At nine, when my eating disorder started, I didn’t know what to call it.  I knew the moment I’d stuck my fingers down my throat that I was doing something unnatural, and when the pizza that I’d eaten landed in the toilet, I knew I wasn’t going to be able to take it back. But, I’d thought, if it didn’t really happen, then it wasn’t a big deal because it would be O.K.–as long as I didn’t tell anybody. I told myself that I would never, ever, do it again. I was wrong.  I’d end up doing it as often as six or seven times a day.

At thirteen when I’d learned that the punishment I kept putting my body through had a name, I rejected it. Bulimia was an eating disorder, and all of the literature that I’d read about it told me that eating disorders were for young, White girls from affluent families. I was a young middle-class Black girl from South Carolina. We don’t get bulimia. Our family physician confirmed as much when my mother finally caught me in the act of unloading my dinner into the toilet. It was just a “phase,” he’d decided. My secret was safe.

I couldn’t bring my issues with food to my parents; with a marriage on the rocks, they had their own anxieties about our family and its future to deal with. When I’d expressed dissatisfaction with my body, I was told repeatedly that African American women were supposed to be curvy. No one addressed the underlying issues of anxiety and depression that made me hate myself.

My parents had always told me to do my best at everything I did so I spent time trying to be the person that they wanted me to be. With my father I raised hogs, smoked hams, learned how to fry chicken and how to preserve fruits and vegetables. With my mother I attended tea parties, learned to sew, ate salads and, on the weekends, bounced around the living room with her, trying to keep up with the latest jazzercise tape.

But I’d failed. Doing my best didn’t fix things between my parents. Unable to express the anger and disappointment that I felt, my brain went numb so that I could focus on my schoolwork, because I understood that getting an education would provide an escape from an unhappy life. For years I couldn’t smile. I never wanted to go out and play. But I got straight A’s.

And then I started binging.  I would sneak food back to my room, forcefully cramming dinner leftovers, pizza, and ice cream down my throat until I was painfully full. With a bloated face and shaking hands I would drag myself to the bathroom to throw up. Eating this way made me gain weight, which lead to dieting, and then skipping meals, leaving me to find activities to fill the space where a sandwich and friends should have been. My bouts with bulimia became everyday occurrences, but I’d gotten into Dartmouth College.  It was under control.

But it wasn’t shrinking me in the ways that I had hoped, and it wasn’t enough punishment for being a failure, so I began using a knife or razor blade to carve words like “fat” and “disgusting” into my skin. Cutting was reinforcement: physical proof that I was damaged, not worth saving.

Then my habits started jeopardizing my escape plan: my education. I had my head in the toilet when it should’ve been in my books.
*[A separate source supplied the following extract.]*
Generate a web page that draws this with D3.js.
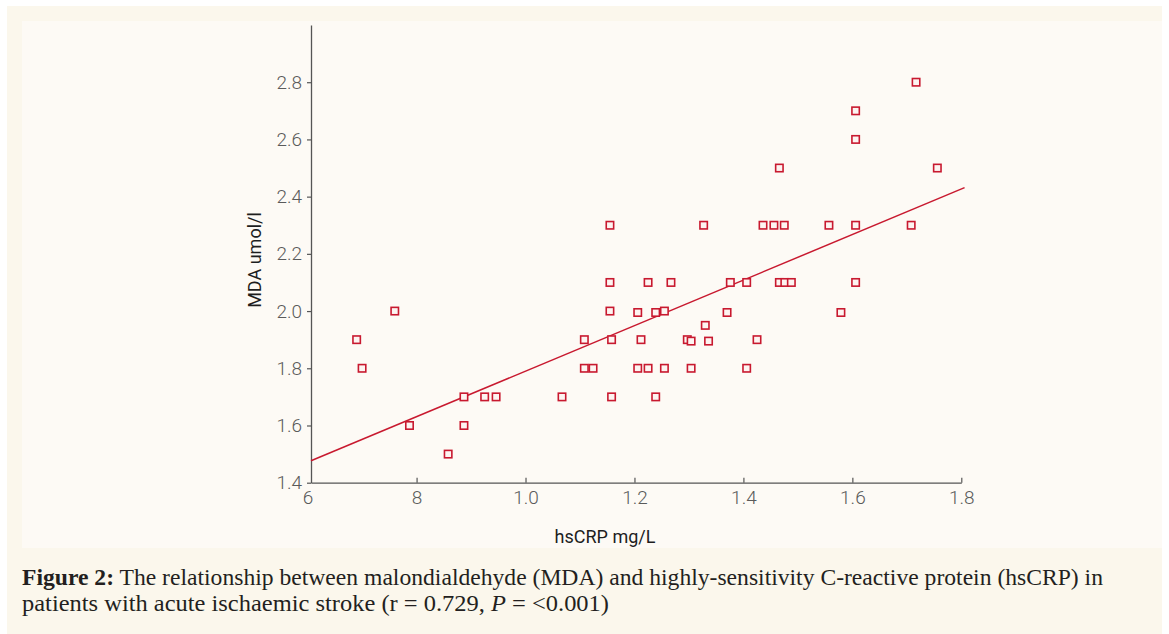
<!DOCTYPE html>
<html>
<head>
<meta charset="utf-8">
<script src="https://cdn.jsdelivr.net/npm/d3@7/dist/d3.min.js"></script>
<style>
  html, body { margin: 0; padding: 0; background: #ffffff; }
  svg { display: block; }
</style>
</head>
<body>
<svg id="chart"></svg>
<script>
// hsCRP (mg/L) and MDA (umol/l)
const hsCRP = [0.69, 0.70, 0.76, 0.787, 0.858, 0.887, 0.887, 0.925, 0.946, 1.067,
  1.108, 1.108, 1.124, 1.155, 1.155, 1.155, 1.158, 1.158, 1.206, 1.212,
  1.206, 1.225, 1.225, 1.239, 1.239, 1.255, 1.255, 1.267, 1.297, 1.304,
  1.304, 1.327, 1.33, 1.336, 1.37, 1.376, 1.406, 1.406, 1.425, 1.436,
  1.456, 1.466, 1.466, 1.475, 1.476, 1.488, 1.557, 1.579, 1.606, 1.606,
  1.606, 1.606, 1.708, 1.717, 1.756];
const mda = [1.9, 1.8, 2.0, 1.6, 1.5, 1.7, 1.6, 1.7, 1.7, 1.7,
  1.9, 1.8, 1.8, 2.3, 2.1, 2.0, 1.9, 1.7, 1.995, 1.9,
  1.8, 2.1, 1.8, 1.995, 1.7, 2.0, 1.8, 2.1, 1.9, 1.895,
  1.8, 2.3, 1.95, 1.895, 1.995, 2.1, 2.1, 1.8, 1.9, 2.3,
  2.3, 2.5, 2.1, 2.3, 2.1, 2.1, 2.3, 1.995, 2.7, 2.6,
  2.3, 2.1, 2.3, 2.8, 2.5];

// fitted line
const fitIntercept = 0.994, fitSlope = 0.796;
const fitRange = [0.6062, 1.806];

const xTicks = [0.6, 0.8, 1.0, 1.2, 1.4, 1.6, 1.8];
const xTickLabels = ['6', '8', '1.0', '1.2', '1.4', '1.6', '1.8'];
const yTicks = [1.4, 1.6, 1.8, 2.0, 2.2, 2.4, 2.6, 2.8];

const W = 1169, H = 634;
const red = '#c8192f';

const svg = d3.select('#chart').attr('width', W).attr('height', H);

// backgrounds
svg.append('rect').attr('x', 7).attr('y', 6).attr('width', 1155).attr('height', 628)
  .attr('fill', '#fbf7ec');
svg.append('rect').attr('x', 22).attr('y', 21).attr('width', 1140).attr('height', 527)
  .attr('fill', '#fdfaf5');

let x = d3.scaleLinear().domain([0.6062, 1.8]).range([311, 961.3]);
let y = d3.scaleLinear().domain([1.4, 3.0]).range([482.7, 25]);

// Y axis
let yAxis = svg.append('g')
  .attr('transform', 'translate(' + x(0.6062) + ',0)')
  .call(d3.axisLeft(y).tickValues(yTicks).tickFormat(d3.format('.1f')).tickSize(4).tickPadding(5).tickSizeOuter(0));
yAxis.select('.domain').attr('stroke', '#555').attr('stroke-width', 1.3);
yAxis.selectAll('.tick line').attr('stroke', '#555').attr('stroke-width', 1.2);
yAxis.selectAll('.tick text')
  .attr('fill', '#5a5a5a')
  .style('font-family', 'Roboto, "Liberation Sans", sans-serif')
  .style('font-weight', 300)
  .style('font-size', '19px');

// X axis (ticks point inwards)
let xAxis = svg.append('g')
  .attr('transform', 'translate(0,' + y(1.4) + ')')
  .call(d3.axisBottom(x).tickValues(xTicks).tickFormat((d, i) => xTickLabels[i]).tickSize(-5).tickPadding(8).tickSizeOuter(0));
xAxis.select('.domain').attr('stroke', '#555').attr('stroke-width', 1.3);
xAxis.selectAll('.tick line').attr('stroke', '#555').attr('stroke-width', 1.2)
  .attr('display', d => d < 0.7 ? 'none' : null);
xAxis.selectAll('.tick text')
  .attr('fill', '#5a5a5a')
  .style('font-family', 'Roboto, "Liberation Sans", sans-serif')
  .style('font-weight', 300)
  .style('font-size', '19px');

// axis titles
svg.append('text')
  .attr('x', 605).attr('y', 543)
  .attr('text-anchor', 'middle')
  .attr('fill', '#1e1e1e')
  .style('font-family', 'Roboto, "Liberation Sans", sans-serif')
  .style('font-size', '18px')
  .text('hsCRP mg/L');

svg.append('text')
  .attr('transform', 'translate(261,260) rotate(-90)')
  .attr('text-anchor', 'middle')
  .attr('fill', '#1e1e1e')
  .style('font-family', 'Roboto, "Liberation Sans", sans-serif')
  .style('font-size', '18px')
  .text('MDA umol/l');

// regression line
svg.append('path')
  .datum(fitRange)
  .attr('fill', 'none')
  .attr('stroke', red)
  .attr('stroke-width', 1.5)
  .attr('d', d3.line()
    .x(d => x(d))
    .y(d => y(fitIntercept + fitSlope * d)));

// points
const pts = hsCRP.map((v, i) => ({ x: v, y: mda[i] }));
svg.append('g').selectAll('rect')
  .data(pts)
  .enter().append('rect')
  .attr('x', d => x(d.x) - 3.7)
  .attr('y', d => y(d.y) - 3.7)
  .attr('width', 7.4)
  .attr('height', 7.4)
  .attr('fill', '#fdf4f1')
  .attr('stroke', red)
  .attr('stroke-width', 1.6);

// caption
const cap = svg.append('g')
  .attr('fill', '#231f20')
  .style('font-family', '"Liberation Serif", "DejaVu Serif", serif')
  .style('font-size', '23.5px');

let l1 = cap.append('text').attr('x', 22).attr('y', 585)
  .attr('textLength', 1081).attr('lengthAdjust', 'spacingAndGlyphs');
l1.append('tspan').style('font-weight', 'bold').text('Figure 2:');
l1.append('tspan').text(' The relationship between malondialdehyde (MDA) and highly-sensitivity C-reactive protein (hsCRP) in');

let l2 = cap.append('text').attr('x', 22).attr('y', 611)
  .attr('textLength', 587).attr('lengthAdjust', 'spacingAndGlyphs');
l2.append('tspan').text('patients with acute ischaemic stroke (r = 0.729, ');
l2.append('tspan').style('font-style', 'italic').text('P');
l2.append('tspan').text(' = <0.001)');
</script>
</body>
</html>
After a string of failing grades I knew I had to take a medical leave from Dartmouth, because I knew the next term was going to be just as bad and after that I would be expelled. In the early days of January 2005, my reality became too heavy. Shedding hair and rotting teeth, I felt there wasn’t much else to lose. So, I tried to set myself on fire in the snow on the banks of a frozen pond near my college. Thankfully, I failed at that too. 

But the shame of it followed me all the way home when I could no longer function at school. My parents couldn’t be at home to watch me all the time, so eventually they checked me into an inpatient treatment facility to get me medically stable. It’s working.
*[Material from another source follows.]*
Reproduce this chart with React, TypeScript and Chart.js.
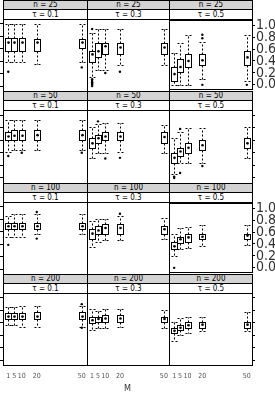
import React, { useEffect, useRef } from 'react';
import { Chart, registerables } from 'chart.js';

Chart.register(...registerables);

// ---------------- data ----------------
const M_VALUES = [1, 5, 10, 20, 50];
const N_VALUES = [25, 50, 100, 200];
const TAU_VALUES = ['0.1', '0.3', '0.5'];
const Y_TICKS = [0, 0.2, 0.4, 0.6, 0.8, 1.0];

// one row per panel (n = 25,50,100,200 × tau = 0.1,0.3,0.5), one column per M
const WHISKER_LOW = [
  [0.38, 0.39, 0.38, 0.35, 0.39],
  [0.15, 0.26, 0.26, 0.34, 0.34],
  [0.0, 0.0, 0.0, 0.10, 0.07],
  [0.41, 0.44, 0.44, 0.44, 0.44],
  [0.32, 0.40, 0.40, 0.42, 0.40],
  [0.06, 0.23, 0.23, 0.24, 0.31],
  [0.52, 0.52, 0.52, 0.56, 0.56],
  [0.36, 0.44, 0.46, 0.47, 0.48],
  [0.20, 0.31, 0.33, 0.36, 0.39],
  [0.57, 0.57, 0.54, 0.54, 0.54],
  [0.49, 0.52, 0.52, 0.54, 0.52],
  [0.31, 0.41, 0.43, 0.46, 0.46],
];
const Q1 = [
  [0.56, 0.56, 0.56, 0.56, 0.61],
  [0.39, 0.46, 0.51, 0.52, 0.51],
  [0.07, 0.21, 0.30, 0.34, 0.34],
  [0.60, 0.61, 0.61, 0.61, 0.61],
  [0.47, 0.56, 0.60, 0.60, 0.56],
  [0.24, 0.35, 0.40, 0.44, 0.47],
  [0.64, 0.64, 0.64, 0.64, 0.64],
  [0.49, 0.56, 0.57, 0.57, 0.57],
  [0.31, 0.41, 0.44, 0.48, 0.49],
  [0.66, 0.66, 0.66, 0.66, 0.66],
  [0.59, 0.62, 0.62, 0.62, 0.62],
  [0.43, 0.48, 0.51, 0.52, 0.52],
];
const MEDIAN = [
  [0.70, 0.70, 0.70, 0.70, 0.70],
  [0.51, 0.56, 0.64, 0.62, 0.62],
  [0.18, 0.30, 0.40, 0.41, 0.46],
  [0.66, 0.67, 0.67, 0.68, 0.68],
  [0.55, 0.63, 0.66, 0.66, 0.65],
  [0.32, 0.42, 0.48, 0.52, 0.55],
  [0.69, 0.69, 0.69, 0.69, 0.69],
  [0.57, 0.62, 0.66, 0.66, 0.64],
  [0.36, 0.48, 0.51, 0.52, 0.54],
  [0.70, 0.70, 0.70, 0.70, 0.70],
  [0.64, 0.66, 0.67, 0.67, 0.66],
  [0.47, 0.52, 0.56, 0.57, 0.57],
];
const Q3 = [
  [0.77, 0.77, 0.77, 0.76, 0.75],
  [0.56, 0.70, 0.70, 0.70, 0.70],
  [0.30, 0.43, 0.51, 0.51, 0.56],
  [0.73, 0.76, 0.76, 0.76, 0.76],
  [0.63, 0.68, 0.73, 0.73, 0.73],
  [0.39, 0.48, 0.56, 0.60, 0.63],
  [0.74, 0.74, 0.74, 0.74, 0.74],
  [0.64, 0.69, 0.72, 0.72, 0.69],
  [0.44, 0.52, 0.56, 0.57, 0.57],
  [0.75, 0.75, 0.75, 0.77, 0.77],
  [0.69, 0.70, 0.72, 0.72, 0.70],
  [0.51, 0.56, 0.61, 0.61, 0.61],
];
const WHISKER_HIGH = [
  [1.0, 1.0, 1.0, 1.0, 1.0],
  [0.85, 0.92, 0.92, 0.92, 0.92],
  [0.54, 0.70, 0.84, 0.72, 0.84],
  [0.92, 0.92, 0.92, 0.92, 0.92],
  [0.81, 0.85, 0.87, 0.87, 0.84],
  [0.63, 0.73, 0.79, 0.79, 0.81],
  [0.85, 0.88, 0.88, 0.88, 0.88],
  [0.77, 0.80, 0.80, 0.85, 0.82],
  [0.57, 0.66, 0.69, 0.72, 0.72],
  [0.85, 0.85, 0.87, 0.87, 0.87],
  [0.82, 0.79, 0.82, 0.82, 0.80],
  [0.62, 0.67, 0.69, 0.70, 0.77],
];
const OUTLIERS: number[][][] = [
  [[0.23], [], [], [], [0.30]],
  [[0.92, 0.11, 0.08, 0.06, 0.04, 0.02, 0.0], [], [0.21], [0.23], []],
  [[], [], [], [0.78, 0.84, 0.0], [0.0]],
  [[0.35], [], [0.40], [], [0.40]],
  [[], [0.90], [0.31], [0.32], []],
  [[0.02, 0.0], [0.78, 0.08], [], [0.19], []],
  [[0.39], [], [], [0.92, 0.49], []],
  [[], [], [], [0.89], []],
  [[0.0], [], [], [], []],
  [[], [], [], [], [0.90, 0.52]],
  [[], [], [], [], []],
  [[], [], [], [], []],
];

// ---------------- layout / style ----------------
function pickFont(cands: string[]): string {
  try {
    const ctx = document.createElement('canvas').getContext('2d') as CanvasRenderingContext2D;
    const sample = 'n = 0.123456789 M';
    ctx.font = '40px monospace';
    const base = ctx.measureText(sample).width;
    for (const f of cands) {
      ctx.font = `40px '${f}', monospace`;
      if (Math.abs(ctx.measureText(sample).width - base) > 0.5) return `'${f}', sans-serif`;
    }
  } catch (e) {
    /* ignore */
  }
  return 'sans-serif';
}
const FONT = pickFont(['Liberation Sans Narrow', 'Arial Narrow', 'DejaVu Sans Condensed', 'Liberation Sans']);
const COL_EDGES = [3, 87, 169, 252];
const ROW_TOPS = [0, 91, 183, 274];
const PANEL_BOTTOMS = [91, 183, 274, 365];
const STRIP_H = 19;
const PAD = 8;
const X_MIN = -2.5;
const X_MAX = 53.5;
const Y_MIN = -0.08;
const Y_MAX = 1.08;
const HALF_BOX = 3;

const boxPlugin = {
  id: 'boxes',
  afterDatasetsDraw(chart: any, _args: any, opts: any) {
    const p = opts.panel;
    const { ctx, chartArea: a } = chart;
    const x = chart.scales.x;
    const y = chart.scales.y;
    ctx.save();
    ctx.strokeStyle = '#000';
    ctx.fillStyle = '#000';
    ctx.lineWidth = 1;
    const line = (x0: number, y0: number, x1: number, y1: number) => {
      ctx.beginPath();
      ctx.moveTo(x0, y0);
      ctx.lineTo(x1, y1);
      ctx.stroke();
    };
    M_VALUES.forEach((m, i) => {
      const c = Math.round(x.getPixelForValue(m)) + 0.5;
      const yLo = Math.round(y.getPixelForValue(WHISKER_LOW[p][i])) + 0.5;
      const yQ1 = Math.round(y.getPixelForValue(Q1[p][i])) + 0.5;
      const yMed = y.getPixelForValue(MEDIAN[p][i]);
      const yQ3 = Math.round(y.getPixelForValue(Q3[p][i])) + 0.5;
      const yHi = Math.round(y.getPixelForValue(WHISKER_HIGH[p][i])) + 0.5;
      ctx.setLineDash([2, 2]);
      line(c, yQ3, c, yHi);
      line(c, yQ1, c, yLo);
      line(c - HALF_BOX, yHi, c + HALF_BOX, yHi);
      line(c - HALF_BOX, yLo, c + HALF_BOX, yLo);
      ctx.setLineDash([]);
      ctx.clearRect(c - HALF_BOX + 0.5, yQ3 + 0.5, 2 * HALF_BOX - 1, yQ1 - yQ3 - 1);
      ctx.strokeRect(c - HALF_BOX, yQ3, 2 * HALF_BOX, yQ1 - yQ3);
      ctx.beginPath();
      ctx.arc(c, yMed, 1.3, 0, Math.PI * 2);
      ctx.fill();
    });
    ctx.strokeRect(Math.round(a.left) + 0.5, Math.round(a.top) + 0.5, Math.round(a.width), Math.round(a.height));
    ctx.restore();
  },
};

function Panel({ row, col }: { row: number; col: number }) {
  const ref = useRef<HTMLCanvasElement>(null);
  const px0 = COL_EDGES[col];
  const px1 = COL_EDGES[col + 1];
  const py0 = ROW_TOPS[row] + STRIP_H;
  const py1 = PANEL_BOTTOMS[row];
  const leftAxis = col === 0 ? 3 : 0;
  const rightAxis = col === 2 ? 23 : 0;
  const bottomAxis = row === 3 ? 18 : 0;
  const left = px0 - PAD - leftAxis;
  const top = py0 - PAD;
  const w = px1 - px0 + 2 * PAD + leftAxis + rightAxis;
  const h = py1 - py0 + 2 * PAD + bottomAxis;
  const p = row * 3 + col;

  useEffect(() => {
    const points: { x: number; y: number }[] = [];
    M_VALUES.forEach((m, i) => OUTLIERS[p][i].forEach((v) => points.push({ x: m, y: v })));
    const showYLabels = col === 2 && (row === 0 || row === 2);
    const chart = new Chart(ref.current as HTMLCanvasElement, {
      type: 'scatter',
      data: {
        datasets: [
          {
            data: points,
            pointRadius: 1.2,
            pointBackgroundColor: '#000',
            pointBorderWidth: 0,
            pointHoverRadius: 1.2,
          },
        ],
      },
      options: {
        responsive: false,
        animation: false,
        devicePixelRatio: 1,
        events: [],
        layout: { padding: { left: PAD, right: PAD, top: PAD, bottom: PAD } },
        plugins: {
          legend: { display: false },
          tooltip: { enabled: false },
          boxes: { panel: p },
        } as any,
        scales: {
          x: {
            type: 'linear',
            min: X_MIN,
            max: X_MAX,
            display: row === 3,
            position: 'bottom',
            afterBuildTicks: (s: any) => {
              s.ticks = M_VALUES.map((v) => ({ value: v }));
            },
            grid: { display: false, drawTicks: false },
            border: { display: false },
            ticks: {
              padding: 7,
              autoSkip: false,
              maxRotation: 0,
              color: '#555',
              font: { family: FONT, size: 7 },
              callback: (v: any) => String(v),
            },
            afterFit: (s: any) => {
              s.height = bottomAxis;
            },
          },
          y: {
            type: 'linear',
            min: Y_MIN,
            max: Y_MAX,
            display: col !== 1,
            position: col === 2 ? 'right' : 'left',
            afterBuildTicks: (s: any) => {
              s.ticks = Y_TICKS.map((v) => ({ value: v }));
            },
            grid: { drawOnChartArea: false, drawTicks: true, tickLength: 3, color: '#000' },
            border: { display: false },
            ticks: {
              display: showYLabels,
              autoSkip: false,
              padding: 1,
              color: '#333',
              font: { family: FONT, size: 14 },
              callback: (v: any) => Number(v).toFixed(1),
            },
            afterFit: (s: any) => {
              s.width = col === 2 ? rightAxis : leftAxis;
            },
          },
        },
      } as any,
      plugins: [boxPlugin as any],
    });
    return () => chart.destroy();
  }, []);

  return (
    <canvas
      ref={ref}
      width={w}
      height={h}
      style={{ position: 'absolute', left, top, width: w, height: h }}
    />
  );
}

function Strip({ row, col }: { row: number; col: number }) {
  const x0 = COL_EDGES[col];
  const x1 = COL_EDGES[col + 1];
  const t = ROW_TOPS[row];
  const base: React.CSSProperties = {
    position: 'absolute',
    left: x0,
    width: x1 - x0 + 1,
    boxSizing: 'border-box',
    border: '1px solid #000',
    fontFamily: FONT,
    fontSize: 8,
    color: '#000',
    textAlign: 'center',
    display: 'flex',
    alignItems: 'center',
    justifyContent: 'center',
    lineHeight: 1,
  };
  return (
    <>
      <div style={{ ...base, top: t, height: 10, background: '#d3d3d3' }}>n = {N_VALUES[row]}</div>
      <div style={{ ...base, top: t + 9, height: 11, background: '#fff' }}>τ = {TAU_VALUES[col]}</div>
    </>
  );
}

export default function App() {
  const cells: JSX.Element[] = [];
  for (let r = 0; r < 4; r++) {
    for (let c = 0; c < 3; c++) {
      cells.push(<Strip key={`s${r}${c}`} row={r} col={c} />);
    }
  }
  for (let r = 0; r < 4; r++) {
    for (let c = 0; c < 3; c++) {
      cells.push(<Panel key={`p${r}${c}`} row={r} col={c} />);
    }
  }
  return (
    <div
      style={{
        position: 'fixed',
        left: 0,
        top: 0,
        width: 275,
        height: 393,
        overflow: 'hidden',
        background: '#fff',
      }}
    >
      {cells}
      <div
        style={{
          position: 'absolute',
          left: 0,
          width: 255,
          top: 383,
          textAlign: 'center',
          fontFamily: FONT,
          fontSize: 9,
          color: '#333',
        }}
      >
        M
      </div>
    </div>
  );
}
Now my eating disorder and self-injurious habits are in remission.  Still, my life isn’t always easy. I’ve just moved back to South Carolina to care for my terminally ill parent.  But the time I spent in treatment followed by several years of therapy taught me how to cope. I now have the tools to successfully deal with crises that come my way.

When I have a hard time communicating my emotions, I go for a walk. When I’m frustrated, I no longer pick up a razor blade. Instead, I stop and think about my accomplishments: I graduated from Dartmouth and I just earned my MFA. This past Thanksgiving, I even ran a Turkey Trot, my first 5K. Even though I had put my body through years of torture, finishing the race proved to me that my body was still strong and capable. I’m still strong and capable.

Food will always be part of my heritage, as it is for many African American women, but now my participation and interactions in the Southern tradition are different. Instead of slaving over a stove every week to commit my great-grandmother’s recipes to memory, I collect oral histories from the elders and write down their stories, documenting the experiences of the community so that the knowledge won’t be lost.

As I work to remain in recovery, it’s also my mission to help other young women do the same.  I travel the country talking to young women about self-esteem and rarely a week goes by when I don’t get a Facebook message from young women from all over who have heard my story and are worried about their own health or a friend’s.  I tell them that there is help, that they too can get better with treatment, that they are not alone.

Eating disorders don’t belong to a specific face or race or shape.  Any one of us can fall victim to this sickness. And with help, any of us can be survivors.